Swamped kayaker survives hours in frigid Port Heiden Bay
On April 28, Andrew Lind's marine adventure turned into a near-death experience when he spent over an hour and a half in frigid water without a flotation device. A search-and-rescue-effort out of the Alaska Peninsula village of Port Heiden reached the swamped kayaker just in time.
Port Heiden (Meshik) Bay is partly sheltered from the ocean by a narrow strip of land that stretches north across the mouth of the bay. At the end of it is Stroganof Point, a popular subsistence hunting spot about five miles across the water from the village.
That’s where 36-year-old Andrew Lind was headed on a Thursday afternoon.
“Well, it was a beautiful, flat calm day, and I wanted to go out kayaking out on the ocean and look at the wildlife.”
Lind describes himself as a “normal village guy.” Originally from Chignik Lake, he does subsistence and he’s a crew leader for the haz-mat remediation project at Port Heiden’s former military base, Fort Morrow.
Lind set out just after 1 p.m. and paddled to Stroganof Point in his 8.5-foot plastic kayak. He took in the sights, and then turned around
“On my way back, halfway back I texted my wife and told her I’m on my way back.”
Lind sent that text at 3:37 p.m. He’s not sure how long it was after that that the water got really rough.
“By that time the wind and the waves started picking up and I got caught up on the main channel and a white-cap tipped me over. It all happened slow motion.”
Lind got himself out of the boat, and came up for air. Then he started trying to put the kayak upright. But every time he tried to flip it, it would just scoop up water and get more swamped.
“So I just left the kayak upside down so there was an air pocket in the bow.”
He wasn’t wearing any floatation device, but he was able to keep his head out of the water by hanging onto his boat. Lind says pretty soon his arms just cramped around the kayak, holding him in place.
Based on the time of the text message, Lind and his friends and family figure he was in the water somewhere between one and a half and three hours. According to NOAA, the average water temperature there this time of year is just under 40 degrees.
“It felt like I was in there forever, like nobody was gonna come.
Somebody did come, even before the rescue crew. But it wasn’t a human someone.
“I must have passed out or something, because I heard a knock on the kayak, like somebody knocking on the door, you know? And when I woke up a seal was like two feet away from me, like a guardian angel, keeping me awake.”
Back in Port Heiden, Lind’s wife Miranda realized he was overdue. Around 5:30 she started calling people to help. James Christiansen is Lind’s brother-in-law and a pilot who owns the only private plane in the village.

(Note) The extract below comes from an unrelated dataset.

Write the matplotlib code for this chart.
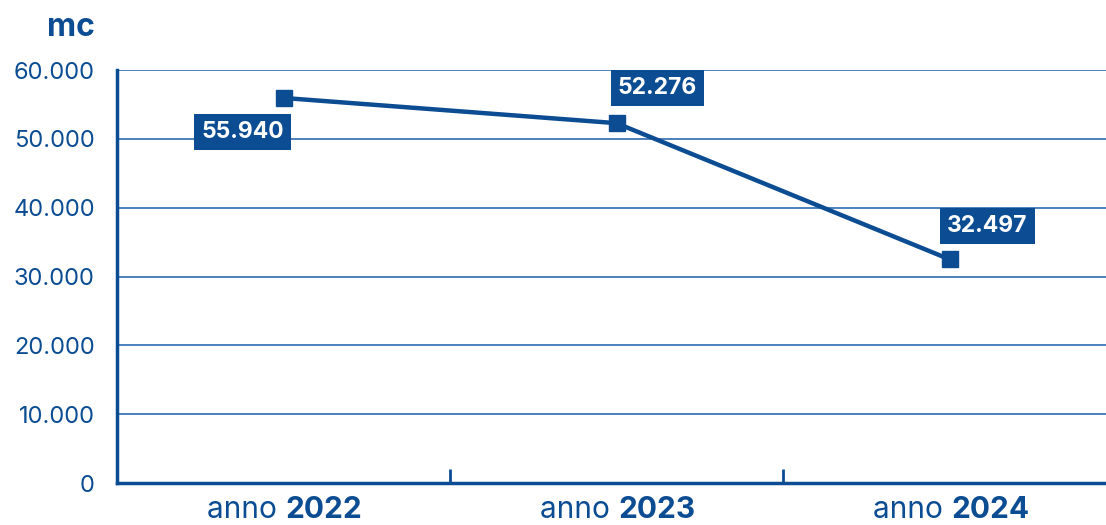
import matplotlib
matplotlib.use("Agg")
import matplotlib.pyplot as plt
from matplotlib.ticker import FuncFormatter

years = ["2022", "2023", "2024"]
volumes = [55940, 52276, 32497]
value_labels = ["55.940", "52.276", "32.497"]
label_offsets = [(-41, -34), (41, 35), (38, 33)]
y_ticks = [0, 10000, 20000, 30000, 40000, 50000, 60000]

dark_blue = "#0b4c92"
grid_blue = "#2d6bb0"

plt.rcParams['font.family'] = ['Inter', 'DejaVu Sans']

fig = plt.figure(figsize=(11.06, 5.25), dpi=100)
ax = fig.add_axes([117 / 1106, 1 - 483 / 525, (1116 - 117) / 1106, 413 / 525])

x = list(range(len(years)))
ax.plot(x, volumes, color=dark_blue, lw=3.2, marker='s', ms=12, zorder=3, clip_on=False)

for xi, v, lab, off in zip(x, volumes, value_labels, label_offsets):
    ax.annotate(lab, (xi, v), xytext=off, textcoords='offset pixels',
                ha='center', va='center', color='white', fontsize=16.5, fontweight='bold',
                bbox=dict(boxstyle='square,pad=0.3', fc=dark_blue, ec='none'), zorder=4)

ax.set_xlim(-0.5, 2.5)
ax.set_ylim(0, 60000)
ax.set_yticks(y_ticks)
ax.yaxis.set_major_formatter(FuncFormatter(lambda v, p: f"{int(v):,}".replace(",", ".")))
ax.tick_params(axis='y', length=0, pad=16, labelsize=17, labelcolor=dark_blue)
ax.grid(axis='y', color=grid_blue, lw=1.2)
ax.set_axisbelow(True)

ax.set_xticks([0.5, 1.5])
ax.set_xticklabels([])
ax.tick_params(axis='x', direction='in', length=10, width=2, color=dark_blue)

for s in ['top', 'right']:
    ax.spines[s].set_visible(False)
for s in ['left', 'bottom']:
    ax.spines[s].set_color(dark_blue)
    ax.spines[s].set_linewidth(2.5)

for xi, yr in zip(x, years):
    ax.annotate("anno ", (xi, 0), xytext=(2, -27), textcoords='offset pixels',
                ha='right', va='center', fontsize=21.5, color=dark_blue)
    ax.annotate(yr, (xi, 0), xytext=(2, -27), textcoords='offset pixels',
                ha='left', va='center', fontsize=21.5, fontweight='bold', color=dark_blue)

fig.text(47 / 1106, 1 - 27 / 525, "mc", fontsize=23, fontweight='bold', color=dark_blue,
         ha='left', va='center')

fig.savefig("out.png", dpi=100)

“Went out over the ocean check the islands across the bay, and couldn't find him. So we started searching between the bay side and the mainland, and my daughter saw something in the water.”
It was just 15 minutes after they took off that Christiansen’s daughter spotted Lind about two miles offshore. They began circling low over him, and radioed to people in the village who were launching two skiffs.
Bruce Bishop, a co-worker of Lind’s, drove one of the boats.
“Ironically, the first skiff went out in front of me and got almost to him and ran out of gas. Somebody had taken the gas out of his skiff!”
Luckily Bishop’s skiff had a full tank, and he and two other men made it to Lind just after 7 p.m.
"Oh my god, he was just this horrible blue color," recalls Bishop. "And Andrew’s a big boy, probably 260 or better. It was everything three of us could do to drag him over the side of the boat."
The boat crew says Lind was coherent as they got him out of his wet clothes and into dry ones. Lind doesn’t remember anything from when he was pulled from the water until he came to at the clinic. His core temperature had dropped to 92 degrees by the time health aides started warming him up with heated blankets.
This is not your typical search and rescue story; the entire operation happened in less than two hours, with no outside help from State Troopers or the Coast Guard.
Of course, there was plenty of luck involved. If Lind hadn’t had cell phone service, if Jimmy Christiansen had been flying elsewhere that day... so many little things could have ruined this happy ending.
But one thing that didn’t seem like luck is the way people in Port Heiden knew how to spring into action.
Bruce Bishop, the skiff driver, says that’s not an accident. He and some of the other rescuers all work at the hazardous waste cleanup site, so they all have up-to-date first aid, CPR, and other training.
But, says Bishop, it’s more than just the training.
“We work together every day, so we have really good communication skills between us. That’s probably what made this all work.”
Andrew Lind says what kept him kicking was faith and his family.
“There was lots of praying to God, talking to my family, my kids and my wife. Who would take care of them if something did happen? I think that’s what pushed me to hold on.”
He doesn’t know what to make of the seal’s appearance. Later, the rescuers would report that seal lingered near the kayak until well after Lind was safely out of the water.